Amazon itself offers services supporting human review where appropriate. Its SageMaker and Bedrock platforms include human-in-the-loop features for data labeling, low-confidence predictions, and certain agentic workflows in regulated sectors like healthcare. An April post on the AWS machine learning blog outlined four practical patterns for such constructs. Yet the security organization’s position highlights selective, not universal, application.
The debate extends beyond any single vendor. Enterprises face rising pressure to demonstrate governance as agents move into production. Rubber-stamp approvals create the illusion of control while automation bias creeps in. Humans begin to defer to the machine. Measurement becomes difficult. Authority grows ambiguous. Conflict arises when model outputs clash with human intuition.

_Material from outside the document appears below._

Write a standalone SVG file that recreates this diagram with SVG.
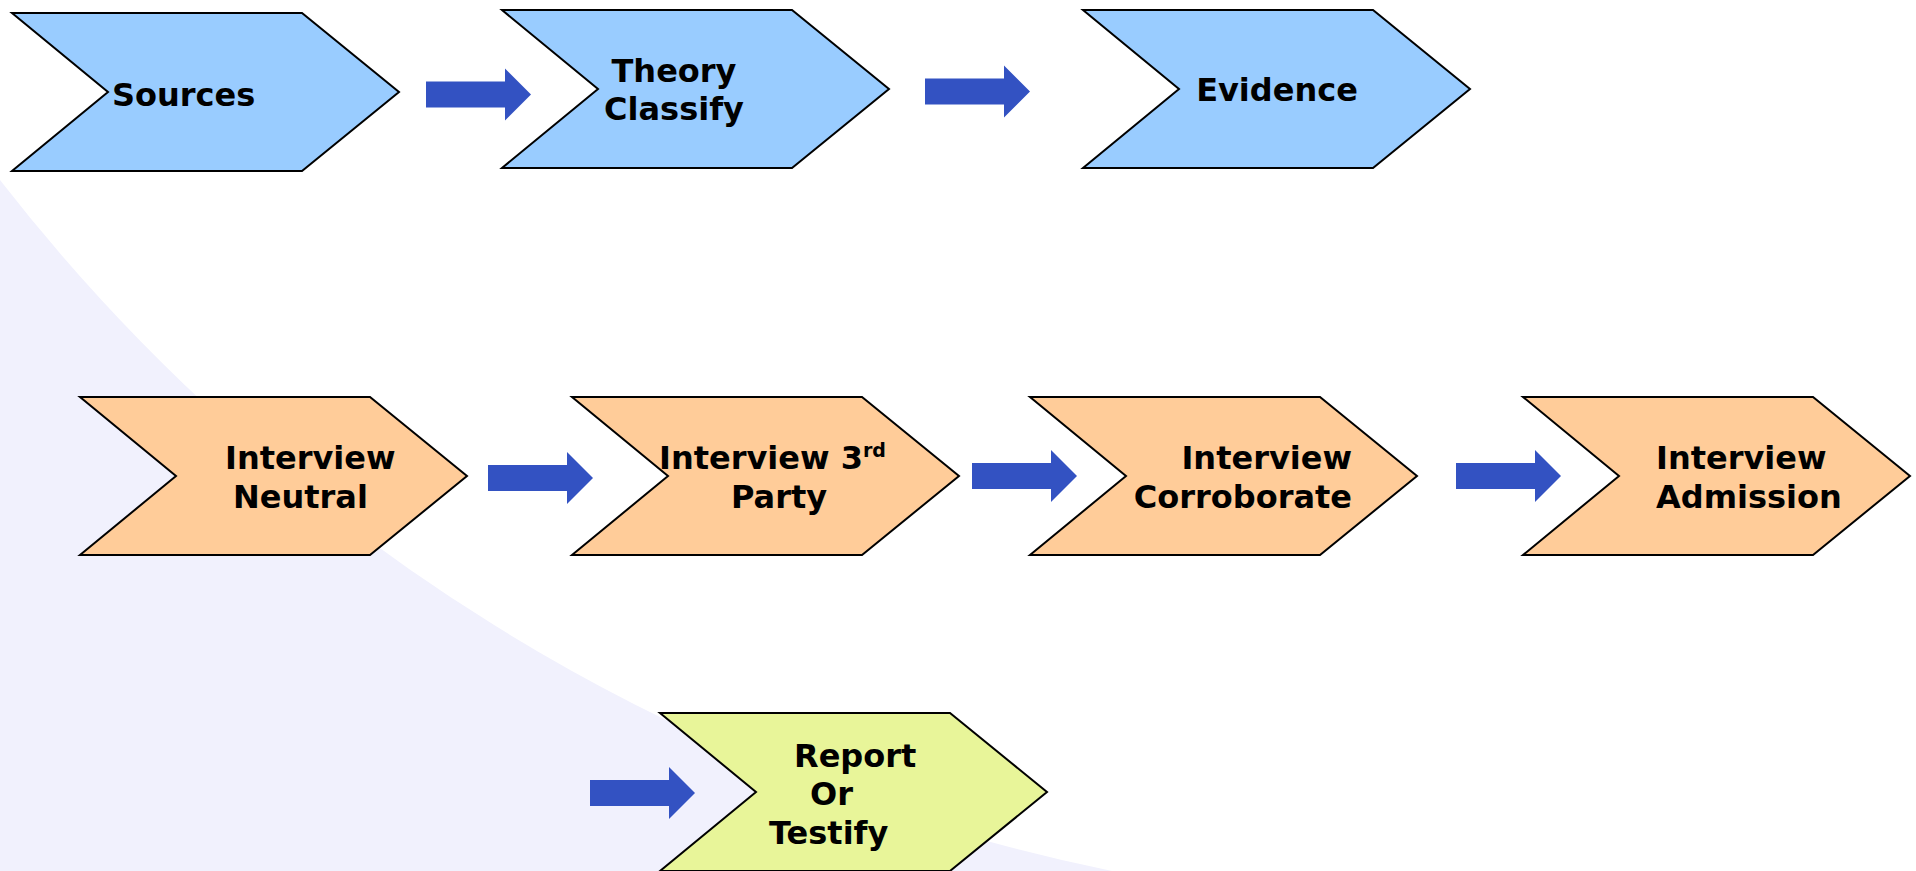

So what replaces the old default? Accountability that follows the work. Identities that remain traceable. Policies tuned to risk instead of one-size-fits-all checks. Feedback mechanisms that improve agent behavior without exhausting reviewers. And a realistic view of where humans add unique value. Judgment rooted in lived experience. Understanding of consequences. The ability to interrogate systems when things go wrong.
Brandwine doesn’t dismiss humans. He argues for playing to their strengths. Place them in positions that avoid repetitive drudgery. Give them context and tools that sharpen decision quality. Track ownership without pretending every action needs manual signoff.
The industry appears to be listening. Conversations once dominated by calls for human-in-the-loop now grapple with its practical shortcomings at scale. Amazon’s candor, backed by its own operational experience, adds weight to the reassessment. Companies will still need people. They will simply need to deploy them more intelligently.
Whether that message travels beyond the security team at Amazon remains to be seen. Developers crave velocity. Business leaders chase efficiency. Yet incidents like the March outages serve as reminders. Untested assumptions about AI reliability carry real costs. The path forward demands clear accountability, smart guardrails, and honest appraisal of both human and machine limitations. Anything less invites the very normalization of deviance Brandwine has spent years warning against.